The new study concludes that Monte Verde was misdated due to soil erosion processes that caused more recent archaeological materials to be deposited in older geological layers. Consequently, the site is now estimated to be between 6,000 and 8,000 years old.

Archaeologists working on the site
The archeologists behind the new study think that Monte Verde was misdated as a result of soil erosion. Photograph: Instituto de Ecología y Biodiversidad (IEB), Pontificia Universidad Católica de Chile.

Implications for Understanding Human Migration

Dr. Claudio Latorre, a paleoecologist at the Universidad Católica’s Biological Sciences Faculty in Santiago, commented on the impact of Monte Verde’s original discovery.

“When it was discovered, Monte Verde turned the entire story of the population of the Americas on its head.
“All of a sudden you had a site in southern Chile that’s 1,500 years older than the oldest sites in North America, and there was this huge gap in our knowledge – the understanding that the population of the Americas would have come from north to south was basically chucked out of the window.”

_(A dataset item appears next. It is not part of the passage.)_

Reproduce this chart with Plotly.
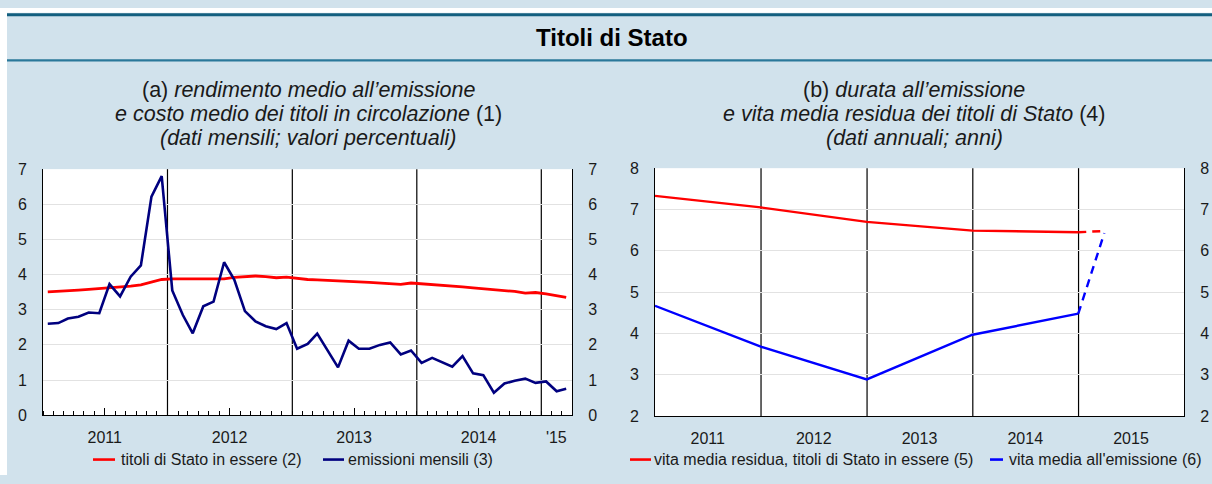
import pandas as pd
import plotly.graph_objects as go

W, H = 1212, 484
FONT = "Liberation Sans, Arial, Helvetica, sans-serif"
TXT = "#1a1a1a"

# ---- panel (a): monthly data, Jan 2011 - Mar 2015 ----
months = pd.date_range("2011-01-01", "2015-03-01", freq="MS")
month_mid = months + pd.Timedelta(days=14)

costo_medio_circolazione = [
    3.51, 3.52, 3.54, 3.56, 3.58, 3.60, 3.62, 3.63, 3.67, 3.71, 3.78, 3.86,
    3.88, 3.88, 3.88, 3.88, 3.89, 3.88, 3.92, 3.95, 3.96, 3.94, 3.91, 3.93,
    3.89, 3.86, 3.85, 3.83, 3.81, 3.80, 3.79, 3.78, 3.76, 3.74, 3.72, 3.76,
    3.74, 3.72, 3.70, 3.68, 3.65, 3.62, 3.60, 3.57, 3.55, 3.52, 3.47, 3.49,
    3.45, 3.40, 3.35,
]
rendimento_emissione = [
    2.60, 2.62, 2.75, 2.80, 2.92, 2.90, 3.73, 3.38, 3.94, 4.26, 6.22, 6.80,
    3.55, 2.85, 2.33, 3.10, 3.23, 4.35, 3.85, 2.96, 2.67, 2.53, 2.45, 2.62,
    1.89, 2.03, 2.32, 1.84, 1.36, 2.12, 1.89, 1.89, 2.00, 2.07, 1.73, 1.84,
    1.49, 1.63, 1.51, 1.38, 1.68, 1.19, 1.14, 0.64, 0.90, 0.98, 1.04, 0.92,
    0.96, 0.68, 0.75,
]
a_tick_dates = ["2011-07-01", "2012-07-01", "2013-07-01", "2014-07-01", "2015-02-14"]
a_tick_text = ["2011", "2012", "2013", "2014", "'15"]
a_midyear = ["2011-07-01", "2012-07-01", "2013-07-01", "2014-07-01"]
a_year_lines = ["2012-01-01", "2013-01-01", "2014-01-01", "2015-01-01"]

# ---- panel (b): annual data ----
year_end = ["2010-12-31", "2011-12-31", "2012-12-31", "2013-12-31", "2014-12-31"]
vita_residua = [7.33, 7.05, 6.70, 6.49, 6.45]
vita_emissione = [4.67, 3.68, 2.89, 3.97, 4.48]
stima_data = "2015-03-31"
vita_residua_stima = 6.48
vita_emissione_stima = 6.43
b_tick_dates = ["2011-07-01", "2012-07-01", "2013-07-01", "2014-07-01", "2015-07-01"]
b_tick_text = ["2011", "2012", "2013", "2014", "2015"]
b_year_lines = ["2012-01-01", "2013-01-01", "2014-01-01", "2015-01-01"]

RED = "#ff0000"
NAVY = "#00007f"
BLUE = "#0000ff"


def fx(px):
    return px / W


def fy(py):
    return 1 - py / H


A_X = [fx(43), fx(572)]
A_Y = [fy(422), fy(167)]
B_X = [fx(655), fx(1184)]
B_Y = [fy(423), fy(166)]

fig = go.Figure()

fig.add_trace(go.Scatter(x=month_mid, y=costo_medio_circolazione, mode="lines",
                         line=dict(color=RED, width=2.8), xaxis="x", yaxis="y",
                         name="titoli di Stato in essere (2)"))
fig.add_trace(go.Scatter(x=month_mid, y=rendimento_emissione, mode="lines",
                         line=dict(color=NAVY, width=2.6), xaxis="x", yaxis="y",
                         name="emissioni mensili (3)"))

fig.add_trace(go.Scatter(x=year_end, y=vita_residua, mode="lines",
                         line=dict(color=RED, width=2.4), xaxis="x2", yaxis="y2",
                         name="vita media residua, titoli di Stato in essere (5)"))
fig.add_trace(go.Scatter(x=[year_end[-1], stima_data], y=[vita_residua[-1], vita_residua_stima],
                         mode="lines", line=dict(color=RED, width=2.4, dash="8px,6px"),
                         xaxis="x2", yaxis="y2"))
fig.add_trace(go.Scatter(x=year_end, y=vita_emissione, mode="lines",
                         line=dict(color=BLUE, width=2.4), xaxis="x2", yaxis="y2",
                         name="vita media all'emissione (6)"))
fig.add_trace(go.Scatter(x=[year_end[-1], stima_data], y=[vita_emissione[-1], vita_emissione_stima],
                         mode="lines", line=dict(color=BLUE, width=2.4, dash="8px,6px"),
                         xaxis="x2", yaxis="y2"))

# empty traces so the mirrored right-hand axes and the mid-year ticks are drawn
fig.add_trace(go.Scatter(x=[None], y=[None], xaxis="x", yaxis="y3", hoverinfo="skip"))
fig.add_trace(go.Scatter(x=[None], y=[None], xaxis="x2", yaxis="y4", hoverinfo="skip"))
fig.add_trace(go.Scatter(x=[None], y=[None], xaxis="x3", yaxis="y", hoverinfo="skip"))

tickfont = dict(family=FONT, size=16, color=TXT)
yax_common = dict(dtick=1, tickfont=tickfont, showline=True, linecolor="black",
                  linewidth=1, ticks="", zeroline=False, ticklabelstandoff=12)

shapes = [
    # white margin strips, header rules
    dict(type="rect", xref="paper", yref="paper", x0=0, x1=1, y0=fy(5), y1=1,
         fillcolor="white", line=dict(width=0), layer="below"),
    dict(type="rect", xref="paper", yref="paper", x0=0, x1=fx(7), y0=0, y1=1,
         fillcolor="white", line=dict(width=0), layer="below"),
    dict(type="rect", xref="paper", yref="paper", x0=fx(7), x1=1, y0=fy(8.5), y1=fy(5.5),
         fillcolor="#135f7f", line=dict(width=0), layer="below"),
    dict(type="rect", xref="paper", yref="paper", x0=fx(7), x1=1, y0=fy(55.5), y1=fy(53),
         fillcolor="#2a789a", line=dict(width=0), layer="below"),
]
for d in a_year_lines:
    shapes.append(dict(type="line", xref="x", yref="paper", x0=d, x1=d,
                       y0=A_Y[0], y1=A_Y[1],
                       line=dict(color="black", width=1.2), layer="below"))
for d in b_year_lines:
    shapes.append(dict(type="line", xref="x2", yref="paper", x0=d, x1=d,
                       y0=B_Y[0], y1=B_Y[1],
                       line=dict(color="black", width=1.2), layer="below"))

# legend keys
legend_keys = [
    (93, 115, RED, 119, "titoli di Stato in essere (2)"),
    (323, 344, NAVY, 346, "emissioni mensili (3)"),
    (630, 651, RED, 652, "vita media residua, titoli di Stato in essere (5)"),
    (990, 1003, BLUE, 1007, "vita media all'emissione (6)"),
]
LEG_Y = 468
annotations = []
for x0, x1, col, tx, label in legend_keys:
    shapes.append(dict(type="line", xref="paper", yref="paper", x0=fx(x0), x1=fx(x1),
                       y0=fy(LEG_Y), y1=fy(LEG_Y), line=dict(color=col, width=2.6)))
    annotations.append(dict(xref="paper", yref="paper", x=fx(tx), y=fy(LEG_Y),
                            xanchor="left", yanchor="middle", showarrow=False,
                            text=label, font=dict(family=FONT, size=16, color=TXT)))

annotations.append(dict(xref="paper", yref="paper", x=fx(612), y=fy(31), xanchor="center",
                        yanchor="middle", showarrow=False, text="<b>Titoli di Stato</b>",
                        font=dict(family=FONT, size=24, color="black")))

sub_font = dict(family=FONT, size=21.5, color=TXT)
subtitles = [
    (308, ["(a) <i>rendimento medio all’emissione</i>",
           "<i>e costo medio dei titoli in circolazione</i> (1)",
           "<i>(dati mensili; valori percentuali)</i>"]),
    (914, ["(b) <i>durata all’emissione</i>",
           "<i>e vita media residua dei titoli di Stato</i> (4)",
           "<i>(dati annuali; anni)</i>"]),
]
for cx, lines in subtitles:
    for i, t in enumerate(lines):
        annotations.append(dict(xref="paper", yref="paper", x=fx(cx), y=fy(85 + 25 * i),
                                xanchor="center", yanchor="middle", showarrow=False,
                                text=t, font=sub_font))

fig.update_layout(
    width=W, height=H, margin=dict(l=0, r=0, t=0, b=0),
    paper_bgcolor="#d1e2ec", plot_bgcolor="white", showlegend=False,
    font=dict(family=FONT, color=TXT),
    xaxis=dict(type="date", domain=A_X, anchor="y", range=["2011-01-01", "2015-04-01"],
               tickmode="array", tickvals=a_tick_dates, ticktext=a_tick_text, ticks="",
               tickfont=tickfont, showline=True, linecolor="black", linewidth=1,
               showgrid=False, zeroline=False, ticklabelstandoff=8,
               minor=dict(tick0="2011-01-01", dtick="M1", ticks="inside", ticklen=4,
                          tickcolor="black", tickwidth=1, showgrid=False)),
    xaxis3=dict(type="date", overlaying="x", anchor="y", side="bottom",
                range=["2011-01-01", "2015-04-01"], tickmode="array", tickvals=a_midyear,
                ticks="inside", ticklen=7, tickcolor="black", tickwidth=1,
                showticklabels=False, showgrid=False, showline=False, zeroline=False),
    yaxis=dict(domain=A_Y, anchor="x", range=[0, 7], gridcolor="#e2e2e2", gridwidth=1,
               **yax_common),
    yaxis3=dict(overlaying="y", anchor="x", side="right", range=[0, 7], showgrid=False,
                **yax_common),
    xaxis2=dict(type="date", domain=B_X, anchor="y2", range=["2010-12-31", "2015-12-31"],
                tickmode="array", tickvals=b_tick_dates, ticktext=b_tick_text, ticks="",
                tickfont=tickfont, showline=True, linecolor="black", linewidth=1,
                showgrid=False, zeroline=False, ticklabelstandoff=8),
    yaxis2=dict(domain=B_Y, anchor="x2", range=[2, 8], gridcolor="#e2e2e2", gridwidth=1,
                **yax_common),
    yaxis4=dict(overlaying="y2", anchor="x2", side="right", range=[2, 8], showgrid=False,
                **yax_common),
    shapes=shapes,
    annotations=annotations,
)

fig.write_html("out.html")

Monte Verde was initially excavated between 1977 and 1985 by Dillehay and his colleagues, who maintained permits for the site.

Following the expiration of these original permits, Surovell and his team obtained permission to conduct the first independent survey of Monte Verde since the initial excavations. Their findings challenge the previously accepted age of the site, effectively questioning the anomaly that Monte Verde represented.

While other pre-Clovis sites have been discovered and excavated across the Americas—from Mexico to northwest Argentina and Uruguay—none have yet been independently verified.

Surovell emphasized the importance of further examination of these sites to advance understanding of American prehistory.

“I want to have the second set of eyes on these sites, but I don’t want to be the archaeological angel of death,”
“I much prefer to be in the business of knowledge production, which our work at Monte Verde does by erasing this one data point.”